__What you have to do__
Leave out the pictures; transcribe all else exactly.

__Given data__
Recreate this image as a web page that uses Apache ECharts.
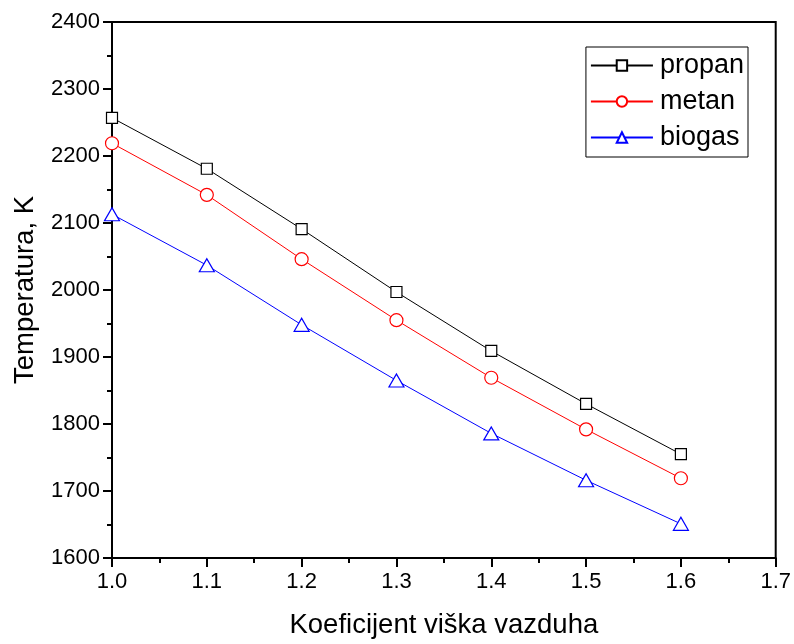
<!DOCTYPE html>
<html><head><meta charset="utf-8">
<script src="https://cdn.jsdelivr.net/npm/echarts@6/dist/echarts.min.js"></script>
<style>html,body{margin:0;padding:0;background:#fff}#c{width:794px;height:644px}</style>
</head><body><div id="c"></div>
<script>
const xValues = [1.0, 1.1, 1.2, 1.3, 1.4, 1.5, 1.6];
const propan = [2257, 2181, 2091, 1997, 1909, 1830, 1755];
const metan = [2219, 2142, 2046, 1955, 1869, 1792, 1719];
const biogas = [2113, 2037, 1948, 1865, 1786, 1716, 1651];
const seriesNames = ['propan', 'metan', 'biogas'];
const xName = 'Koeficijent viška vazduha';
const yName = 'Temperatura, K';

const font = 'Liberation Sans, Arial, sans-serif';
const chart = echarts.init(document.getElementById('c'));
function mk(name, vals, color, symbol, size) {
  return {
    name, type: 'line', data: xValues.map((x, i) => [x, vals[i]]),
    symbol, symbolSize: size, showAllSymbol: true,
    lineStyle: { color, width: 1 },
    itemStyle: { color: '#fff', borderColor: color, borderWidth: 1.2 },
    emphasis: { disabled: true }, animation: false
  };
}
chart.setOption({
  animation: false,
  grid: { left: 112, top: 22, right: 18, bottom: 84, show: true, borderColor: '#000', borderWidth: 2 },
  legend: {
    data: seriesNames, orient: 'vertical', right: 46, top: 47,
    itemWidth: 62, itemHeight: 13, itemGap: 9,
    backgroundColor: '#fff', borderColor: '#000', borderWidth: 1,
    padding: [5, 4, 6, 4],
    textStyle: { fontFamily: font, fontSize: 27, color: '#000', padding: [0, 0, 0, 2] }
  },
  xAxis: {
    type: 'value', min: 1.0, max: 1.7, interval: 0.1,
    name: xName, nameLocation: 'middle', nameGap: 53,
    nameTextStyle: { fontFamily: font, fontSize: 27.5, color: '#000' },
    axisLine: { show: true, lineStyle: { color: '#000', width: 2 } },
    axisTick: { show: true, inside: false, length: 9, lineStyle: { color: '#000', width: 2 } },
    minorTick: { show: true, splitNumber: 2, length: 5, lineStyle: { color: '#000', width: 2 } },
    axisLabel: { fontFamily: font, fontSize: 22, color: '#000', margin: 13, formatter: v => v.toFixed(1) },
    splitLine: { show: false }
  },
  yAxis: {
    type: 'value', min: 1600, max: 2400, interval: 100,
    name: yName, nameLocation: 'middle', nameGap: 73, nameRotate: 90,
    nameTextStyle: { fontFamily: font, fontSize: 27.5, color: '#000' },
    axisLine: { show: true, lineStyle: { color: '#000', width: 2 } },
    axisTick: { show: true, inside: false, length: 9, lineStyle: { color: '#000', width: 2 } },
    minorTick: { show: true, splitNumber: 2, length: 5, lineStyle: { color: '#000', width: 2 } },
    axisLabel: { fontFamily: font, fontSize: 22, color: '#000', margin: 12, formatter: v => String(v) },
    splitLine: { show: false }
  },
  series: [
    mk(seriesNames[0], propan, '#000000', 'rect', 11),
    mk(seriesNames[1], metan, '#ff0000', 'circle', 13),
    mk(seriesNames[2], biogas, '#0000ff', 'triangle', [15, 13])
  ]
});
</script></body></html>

__Exercise result__
Recreate this image as a web page that uses Apache ECharts.
<!DOCTYPE html>
<html><head><meta charset="utf-8">
<script src="https://cdn.jsdelivr.net/npm/echarts@6/dist/echarts.min.js"></script>
<style>html,body{margin:0;padding:0;background:#fff}#c{width:794px;height:644px}</style>
</head><body><div id="c"></div>
<script>
const xValues = [1.0, 1.1, 1.2, 1.3, 1.4, 1.5, 1.6];
const propan = [2257, 2181, 2091, 1997, 1909, 1830, 1755];
const metan = [2219, 2142, 2046, 1955, 1869, 1792, 1719];
const biogas = [2113, 2037, 1948, 1865, 1786, 1716, 1651];
const seriesNames = ['propan', 'metan', 'biogas'];
const xName = 'Koeficijent viška vazduha';
const yName = 'Temperatura, K';

const font = 'Liberation Sans, Arial, sans-serif';
const chart = echarts.init(document.getElementById('c'));
function mk(name, vals, color, symbol, size) {
  return {
    name, type: 'line', data: xValues.map((x, i) => [x, vals[i]]),
    symbol, symbolSize: size, showAllSymbol: true,
    lineStyle: { color, width: 1 },
    itemStyle: { color: '#fff', borderColor: color, borderWidth: 1.2 },
    emphasis: { disabled: true }, animation: false
  };
}
chart.setOption({
  animation: false,
  grid: { left: 112, top: 22, right: 18, bottom: 84, show: true, borderColor: '#000', borderWidth: 2 },
  legend: {
    data: seriesNames, orient: 'vertical', right: 46, top: 47,
    itemWidth: 62, itemHeight: 13, itemGap: 9,
    backgroundColor: '#fff', borderColor: '#000', borderWidth: 1,
    padding: [5, 4, 6, 4],
    textStyle: { fontFamily: font, fontSize: 27, color: '#000', padding: [0, 0, 0, 2] }
  },
  xAxis: {
    type: 'value', min: 1.0, max: 1.7, interval: 0.1,
    name: xName, nameLocation: 'middle', nameGap: 53,
    nameTextStyle: { fontFamily: font, fontSize: 27.5, color: '#000' },
    axisLine: { show: true, lineStyle: { color: '#000', width: 2 } },
    axisTick: { show: true, inside: false, length: 9, lineStyle: { color: '#000', width: 2 } },
    minorTick: { show: true, splitNumber: 2, length: 5, lineStyle: { color: '#000', width: 2 } },
    axisLabel: { fontFamily: font, fontSize: 22, color: '#000', margin: 13, formatter: v => v.toFixed(1) },
    splitLine: { show: false }
  },
  yAxis: {
    type: 'value', min: 1600, max: 2400, interval: 100,
    name: yName, nameLocation: 'middle', nameGap: 73, nameRotate: 90,
    nameTextStyle: { fontFamily: font, fontSize: 27.5, color: '#000' },
    axisLine: { show: true, lineStyle: { color: '#000', width: 2 } },
    axisTick: { show: true, inside: false, length: 9, lineStyle: { color: '#000', width: 2 } },
    minorTick: { show: true, splitNumber: 2, length: 5, lineStyle: { color: '#000', width: 2 } },
    axisLabel: { fontFamily: font, fontSize: 22, color: '#000', margin: 12, formatter: v => String(v) },
    splitLine: { show: false }
  },
  series: [
    mk(seriesNames[0], propan, '#000000', 'rect', 11),
    mk(seriesNames[1], metan, '#ff0000', 'circle', 13),
    mk(seriesNames[2], biogas, '#0000ff', 'triangle', [15, 13])
  ]
});
</script></body></html>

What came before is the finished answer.